Compartmentalization? Could be.

Then again, this is the same coach who apparently had no idea that one of his best friends, a car dealer named Bill Rapp, was leaving cash in Christmas cards at players’ lockers.

“I don’t know how I could have done anything differently,” Boeheim once told the Syracuse Post-Standard. “I don’t check their mail.”

Ignorance isn’t always bliss. But for a big-time basketball coach, it usually constitutes plausible deniability. Now there’s a lot of talk about ESPN’s role here. I love beating on ESPN. But not this time. They investigated an accuser’s allegations almost a decade ago. Without corroboration, the story apparently didn’t rise to a satisfactory standard. In the wake of the Penn State scandal, however, the victim’s stepbrother came forward, the police re-opened their investigation and the network dusted off and checked out an old, if incredibly damning, audio tape with Bernie Fine’s wife.
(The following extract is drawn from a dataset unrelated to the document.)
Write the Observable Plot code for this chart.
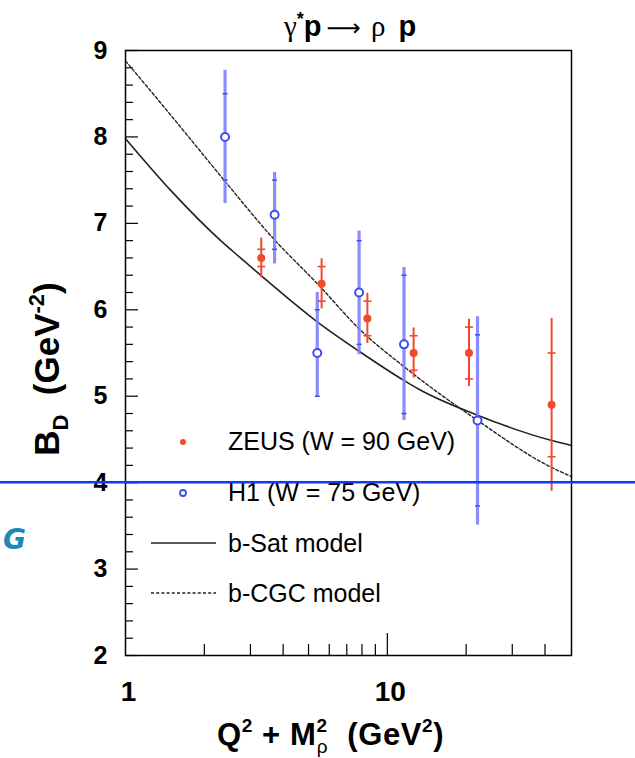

It’s unclear what police knew of the tape.

It’s worth noting that ESPN has an almost $1.9 billion dollar deal with the ACC, the conference Syracuse basketball recently joined. The Big East, to which Syracuse recently belonged, had a symbiotic relationship with ESPN from its inception. To be frank, I would hope the people I work for would report this story under the same conflicted circumstances.

And if the coverage was influenced by Penn State? On balance, is that necessarily terrible?

The world has changed the last month or so. Sexual abuse in sports looks less like periodic if isolated incidents, and more like a systemic problem.

Jim Boeheim has been around long enough to realize that. And one way or another, to deal with it.